Bonanza farms were very large farms established in the western United States during the late nineteenth century. They conducted large-scale operations, mostly cultivating and harvesting wheat. Bonanza farms developed as a result of a number of factors, including the efficient new farming machinery of the 1870s, cheap abundant land available during that period, the growth of eastern markets in the U.S., and completion of most major railroads between the farming areas and markets.
Most bonanza farms were owned by companies and run like factories, with professional managers. The first bonanza farms were established in the mid-1870s in the Red River Valley in Minnesota and in Dakota Territory. Developers bought land close to the Northern Pacific Railroad, for ease of transport of their wheat to market. Investors also organized bonanza farms farther west.
Many bonanza farms were established in this period in North Dakota; a number have been preserved.
Bonanza farms were encouraged by John Wesley Powell who, by the 1870s, had found that the land he studied needed larger-scale irrigation systems that would lead to larger areas of land being taken care of. Powell, a geologist, asserted that family-owned farms that had been in use in accordance to the Homestead Act of 1862 did not quite give the land the type of help required to keep it fit. Though less numerous than family farms, the Bonanza operations began to be competitive with the smaller operations.

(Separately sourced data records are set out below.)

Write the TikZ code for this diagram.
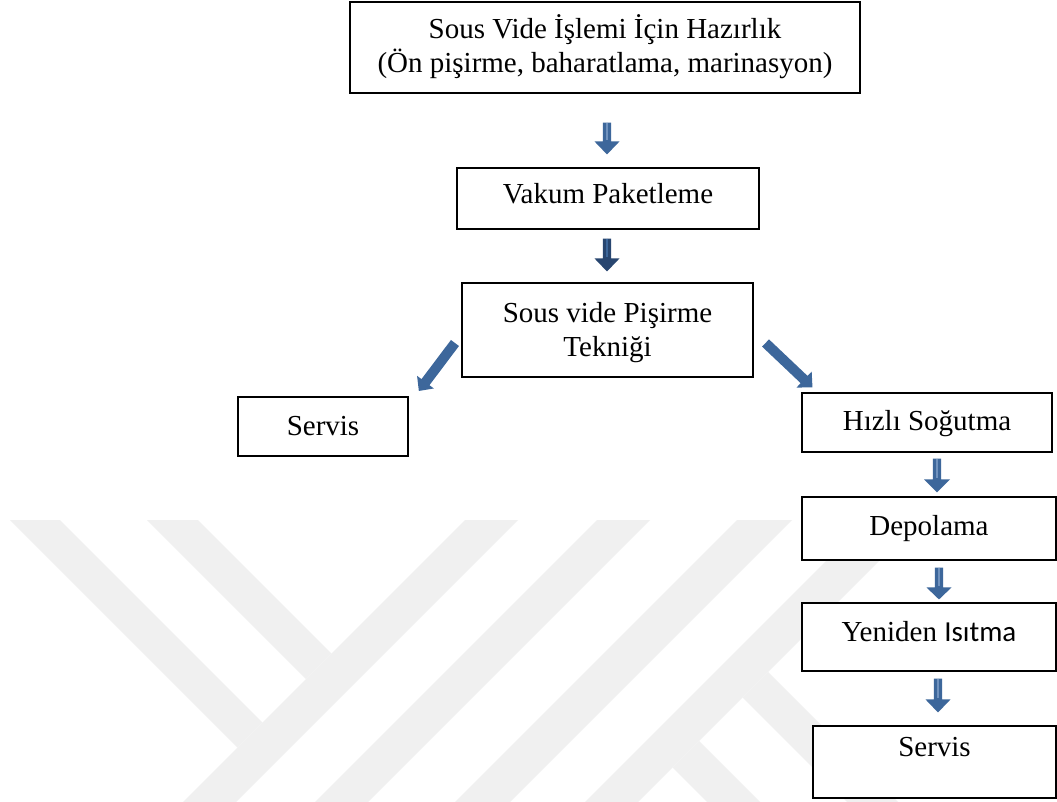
\documentclass[tikz,border=0pt]{standalone}
\usepackage{fontspec}
\setmainfont{Liberation Serif}
\newfontfamily\calibrifont{Carlito}
\usetikzlibrary{calc}
\definecolor{arrowblue}{RGB}{61,103,155}
\definecolor{arrowdark}{RGB}{40,70,112}
\definecolor{stripeblue}{RGB}{112,146,190}
\definecolor{wmgray}{RGB}{240,240,240}
\newcommand{\blockarrow}[6]{% #1 colour, #2 tail, #3 tip, #4 shaft half width, #5 head half width, #6 head length
  \coordinate (ba-b) at ($(#3)!#6!(#2)$);
  \fill[#1] ($(#2)!#4!90:(#3)$) -- ($(ba-b)!#4!90:(#3)$) -- ($(ba-b)!#5!90:(#3)$) -- (#3)
    -- ($(ba-b)!#5!-90:(#3)$) -- ($(ba-b)!#4!-90:(#3)$) -- ($(#2)!#4!-90:(#3)$) -- cycle;
}
\begin{document}
\begin{tikzpicture}[x=1pt,y=-1pt,
  box/.style={draw=black, line width=1.1pt, fill=white, inner sep=0pt,
    font=\fontsize{29}{34}\selectfont, text height=20pt},
  wm/.style={fill=wmgray},
  shaftline/.style={draw=stripeblue, line width=1.3pt}]
\useasboundingbox (0,0) rectangle (1057,802);
\fill[white] (0,0) rectangle (1057,802);
% faint background watermark
\path[wm] (10,520) -- (60,520) -- (262.5,722.5) -- (237.5,747.5) -- cycle;
\path[wm] (147,520) -- (198,520) -- (331.5,653.5) -- (306,679) -- cycle;
\path[wm] (465,520) -- (518,520) -- (236,802) -- (183,802) -- cycle;
\path[wm] (597,520) -- (650,520) -- (368,802) -- (315,802) -- cycle;
\path[wm] (737,520) -- (792,520) -- (510,802) -- (455,802) -- cycle;
\path[wm] (867,520) -- (920,520) -- (638,802) -- (585,802) -- cycle;
\path[wm] (742.5,697.5) -- (768,672) -- (898,802) -- (847,802) -- cycle;
\path[wm] (672.5,767.5) -- (699,741) -- (760,802) -- (707,802) -- cycle;

% boxes
\node[box, minimum width=510pt, minimum height=91pt, text depth=38pt] (prep) at (605,47.5)
  {\begin{tabular}[t]{@{}c@{}}Sous Vide İşlemi İçin Hazırlık\\(Ön pişirme, baharatlama, marinasyon)\end{tabular}};
\node[box, minimum width=302pt, minimum height=61pt, text depth=9pt] (vak) at (608,198.5) {Vakum Paketleme};
\node[box, minimum width=291pt, minimum height=94pt, text depth=36pt] (sous) at (607.5,330)
  {\begin{tabular}[t]{@{}c@{}}Sous vide Pişirme\\Tekniği\end{tabular}};
\node[box, minimum width=170pt, minimum height=59pt, text depth=3pt] (servisL) at (323,426.5) {Servis};
\node[box, minimum width=250pt, minimum height=59pt, text depth=5pt] (hizli) at (927,422.5) {Hızlı Soğutma};
\node[box, minimum width=254pt, minimum height=63pt, text depth=7pt] (depo) at (929,528.5) {Depolama};
\node[box, minimum width=254pt, minimum height=68pt, text depth=10.5pt] (yeni) at (929,637) {Yeniden {\calibrifont Isıtma}};
\node[box, minimum width=243pt, minimum height=72pt, text depth=30.5pt] (servisR) at (934.5,762) {Servis};

% connector end points
\coordinate (a1t) at ($(prep.south)+(2,29)$);
\coordinate (a1h) at ($(vak.north)+(-1,-13)$);
\coordinate (a2t) at ($(vak.south)+(-1,9)$);
\coordinate (a2h) at ($(sous.north)+(-0.5,-11)$);
\coordinate (aLt) at ($(sous.west)+(-6.5,13)$);
\coordinate (aLh) at ($(servisL.north east)+(10.3,-5.5)$);
\coordinate (aRt) at ($(sous.east)+(12,13)$);
\coordinate (aRh) at ($(hizli.north west)+(11,-5)$);
\coordinate (a3t) at ($(hizli.south)+(10,6)$);
\coordinate (a3h) at ($(depo.north)+(8,-4)$);
\coordinate (a4t) at ($(depo.south)+(10,7)$);
\coordinate (a4h) at ($(yeni.north)+(10,-3)$);
\coordinate (a5t) at ($(yeni.south)+(9,7)$);
\coordinate (a5h) at ($(servisR.north)+(3.5,-13)$);

% block arrows
\blockarrow{arrowblue}{a1t}{a1h}{4.2pt}{12.5pt}{13pt}
\draw[shaftline] (a1t) -- ($(a1h)+(0,-14)$);
\blockarrow{arrowdark}{a2t}{a2h}{4.2pt}{12.5pt}{13pt}
\draw[shaftline, draw=arrowblue] (a2t) -- ($(a2h)+(0,-14)$);
\blockarrow{arrowblue}{aLt}{aLh}{5pt}{10.5pt}{11pt}
\blockarrow{arrowblue}{aRt}{aRh}{5pt}{11pt}{11.5pt}
\blockarrow{arrowblue}{a3t}{a3h}{4.2pt}{13pt}{13pt}
\draw[shaftline] (a3t) -- ($(a3h)+(0,-14)$);
\blockarrow{arrowblue}{a4t}{a4h}{4.2pt}{12.5pt}{12pt}
\draw[shaftline] (a4t) -- ($(a4h)+(0,-13)$);
\blockarrow{arrowblue}{a5t}{a5h}{4.2pt}{12.5pt}{13pt}
\draw[shaftline] (a5t) -- ($(a5h)+(0,-14)$);
\end{tikzpicture}
\end{document}
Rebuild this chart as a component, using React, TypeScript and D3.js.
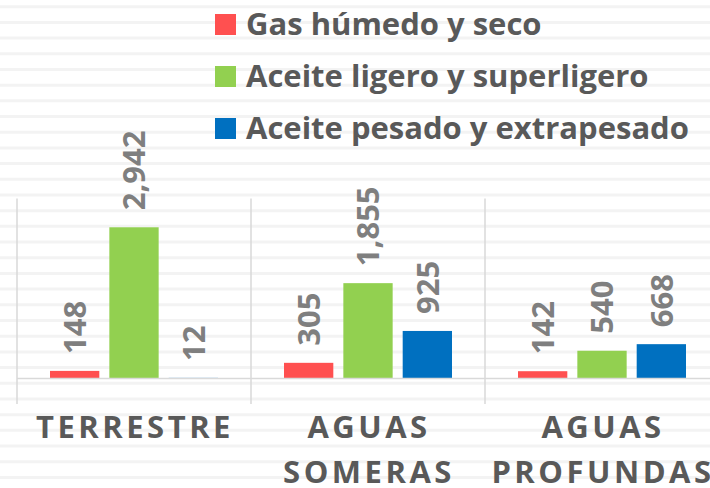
import React from "react";
import * as d3 from "d3";

const categories = ["TERRESTRE", "AGUAS SOMERAS", "AGUAS PROFUNDAS"];
const seriesNames = [
  "Gas húmedo y seco",
  "Aceite ligero y superligero",
  "Aceite pesado y extrapesado",
];
const seriesColors = ["#FF5050", "#92D050", "#0070C0"];
const gasValues = [148, 305, 142];
const ligeroValues = [2942, 1855, 540];
const pesadoValues = [12, 925, 668];

const width = 710;
const height = 488;
const FONT = "'Open Sans', Lato, sans-serif";

const App = () => {
  const seriesValues = [gasValues, ligeroValues, pesadoValues];

  // category bands, one per group, separators on band edges
  const x = d3.scaleBand().domain(categories).range([17, 719]).padding(0);
  const bw = x.bandwidth();
  const inner = d3
    .scaleBand()
    .domain(seriesNames)
    .range([33, bw - 33])
    .paddingInner(0.169)
    .paddingOuter(0);
  const y = d3.scaleLinear().domain([0, 3500]).range([378.5, 198.6]);

  const fmt = d3.format(",");
  const stripes = d3.range(6.7, height, 15.69);

  return (
    <div style={{ position: "absolute", left: 0, top: 0 }}>
      <svg width={width} height={height} style={{ display: "block", background: "#fff" }}>
        {/* faint background stripes */}
        {stripes.map((s, i) => (
          <line key={i} x1={0} x2={width} y1={s} y2={s} stroke="#f3f3f3" strokeWidth={3} />
        ))}

        {/* category separators */}
        {[...categories.map((c) => x(c)), 719].map((v, i) => (
          <line key={i} x1={v} x2={v} y1={y(3500)} y2={404} stroke="#d9d9d9" strokeWidth={1.5} />
        ))}

        {/* bars */}
        {categories.map((c, ci) =>
          seriesNames.map((s, si) => {
            const v = seriesValues[si][ci];
            const bx = x(c) + inner(s);
            const cx = bx + inner.bandwidth() / 2;
            return (
              <g key={c + s}>
                <rect
                  x={bx}
                  y={y(v)}
                  width={inner.bandwidth()}
                  height={y(0) - y(v)}
                  fill={seriesColors[si]}
                />
                <text
                  transform={`translate(${cx},${y(v) - 17}) rotate(-90)`}
                  dy="0.36em"
                  fontFamily={FONT}
                  fontWeight="bold"
                  fontSize={31}
                  fill="#7f7f7f"
                >
                  {fmt(v)}
                </text>
              </g>
            );
          })
        )}

        {/* axis line */}
        <line x1={17} x2={width} y1={y(0)} y2={y(0)} stroke="#d9d9d9" strokeWidth={1.5} />

        {/* category labels */}
        {categories.map((c) => {
          const words = c.split(" ");
          const lines = words.length > 1 ? words : [c];
          const cx = x(c) + bw / 2 + 1;
          return (
            <text
              key={c}
              x={cx}
              y={437.5}
              textAnchor="middle"
              fontFamily={FONT}
              fontWeight="bold"
              fontSize={31}
              letterSpacing={3.5}
              fill="#595959"
            >
              {lines.map((l, i) => (
                <tspan key={l} x={cx} dy={i === 0 ? 0 : 45}>
                  {l}
                </tspan>
              ))}
            </text>
          );
        })}

        {/* legend */}
        {seriesNames.map((s, i) => (
          <g key={s} transform={`translate(215,${14 + i * 52})`}>
            <rect width={21} height={21} fill={seriesColors[i]} />
            <text x={31} y={21} fontFamily={FONT} fontWeight="bold" fontSize={31} fill="#595959">
              {s}
            </text>
          </g>
        ))}
      </svg>
    </div>
  );
};

export default App;
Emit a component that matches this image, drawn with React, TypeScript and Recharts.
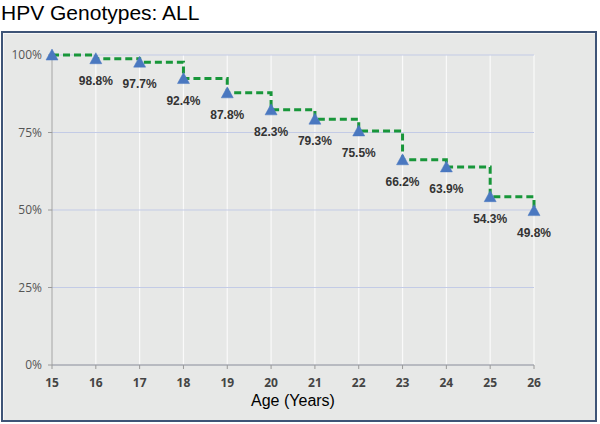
import React from 'react';
import { LineChart, Line, XAxis, YAxis, CartesianGrid, LabelList } from 'recharts';

const ages = [15, 16, 17, 18, 19, 20, 21, 22, 23, 24, 25, 26];
const survival = [100, 98.8, 97.7, 92.4, 87.8, 82.3, 79.3, 75.5, 66.2, 63.9, 54.3, 49.8];
const labels = ['', '98.8%', '97.7%', '92.4%', '87.8%', '82.3%', '79.3%', '75.5%', '66.2%', '63.9%', '54.3%', '49.8%'];
const yTicks = [0, 25, 50, 75, 100];

const data = ages.map((a, i) => ({ age: a, value: survival[i], label: labels[i] }));

const Triangle = (props: any) => {
  const { cx, cy } = props;
  if (cx == null || cy == null) return null;
  const s = 6;
  return (
    <path
      d={`M${cx},${cy - s} L${cx + s},${cy + s - 1} L${cx - s},${cy + s - 1} Z`}
      fill="#4a78c0"
      stroke="#4a78c0"
      strokeWidth={0.5}
    />
  );
};

const ValueLabel = (props: any) => {
  const { x, y, value } = props;
  if (!value) return null;
  return (
    <text
      x={x}
      y={y + 26}
      textAnchor="middle"
      fontFamily="'Liberation Sans', Arial, sans-serif"
      fontWeight="bold"
      fontSize={12}
      fill="#333"
    >
      {value}
    </text>
  );
};

export default function App() {
  return (
    <div style={{ position: 'absolute', left: 0, top: 0, width: 600, height: 424, background: '#fff' }}>
      <div
        style={{
          position: 'absolute',
          left: 1,
          top: 0,
          fontFamily: "'Liberation Sans', Arial, sans-serif",
          fontSize: 21,
          lineHeight: '26px',
          color: '#000',
        }}
      >
        HPV Genotypes: ALL
      </div>
      <div
        style={{
          position: 'absolute',
          left: 1,
          top: 31,
          width: 592,
          height: 387,
          border: '2px solid #3e5477',
          background: '#e7e8e7',
          boxShadow: 'inset 1px 1px 0 #f6f6f6',
        }}
      />
      <div style={{ position: 'absolute', left: 0, top: 0 }}>
        <LineChart
          width={600}
          height={424}
          data={data}
          margin={{ top: 55, right: 66, bottom: 14, left: 12 }}
        >
          <CartesianGrid horizontal={false} vertical={true} stroke="#fafafa" strokeWidth={1.2} />
          <CartesianGrid horizontal={true} vertical={false} stroke="#c3cbe6" strokeWidth={1} />
          <XAxis
            dataKey="age"
            type="number"
            domain={[15, 26]}
            ticks={ages}
            interval={0}
            stroke="#9a9a9a"
            tickSize={4}
            tickMargin={9}
            tick={{ fill: '#444', fontSize: 12, fontWeight: 'bold', fontFamily: "'Open Sans', sans-serif" }}
            height={45}
            label={{
              value: 'Age (Years)',
              position: 'insideBottom',
              offset: 4,
              fill: '#000',
              fontSize: 16,
              fontFamily: "'Liberation Sans', Arial, sans-serif",
            }}
          />
          <YAxis
            domain={[0, 100]}
            ticks={yTicks}
            width={40}
            stroke="#9a9a9a"
            tickSize={4}
            tickMargin={6}
            tickFormatter={(v: number) => `${v}%`}
            tick={{ fill: '#555', fontSize: 12, fontFamily: "'Open Sans', sans-serif" }}
          />
          <Line
            type="stepAfter"
            dataKey="value"
            stroke="#18963a"
            strokeWidth={3}
            strokeDasharray="7 4"
            dot={<Triangle />}
            activeDot={false}
            isAnimationActive={false}
          >
            <LabelList dataKey="label" content={<ValueLabel />} />
          </Line>
        </LineChart>
      </div>
    </div>
  );
}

Bonanza farmers pioneered the development of farm technology and economics. They used steam engines to power plowing as much as 41 years before the modern farm tractor made its first appearance. Plows and combine harvesters drawn by steam tractors were used in the West in the 1880s and 1890s, well before mechanization of the smaller midwestern farms. The division of labor was applied in bonanza farms generations before family farms adapted to these modern ways. Farm boys from the midwest, working on bonanza farms in the early 20th century, transplanted these ideas to Corn Belt homesteads and built larger farms as the century progressed. (An example is Fred Geier, of Lynn Township, McLeod County, Minnesota and Boon Lake Township, Renville County, Minnesota. Migrating to the Dakotas in the early 20th century, he became a progressive farmer; he performed custom threshing and milling at a time when others in the townships were farming with horses on a very small scale. In addition, he invented the Geier Hitch.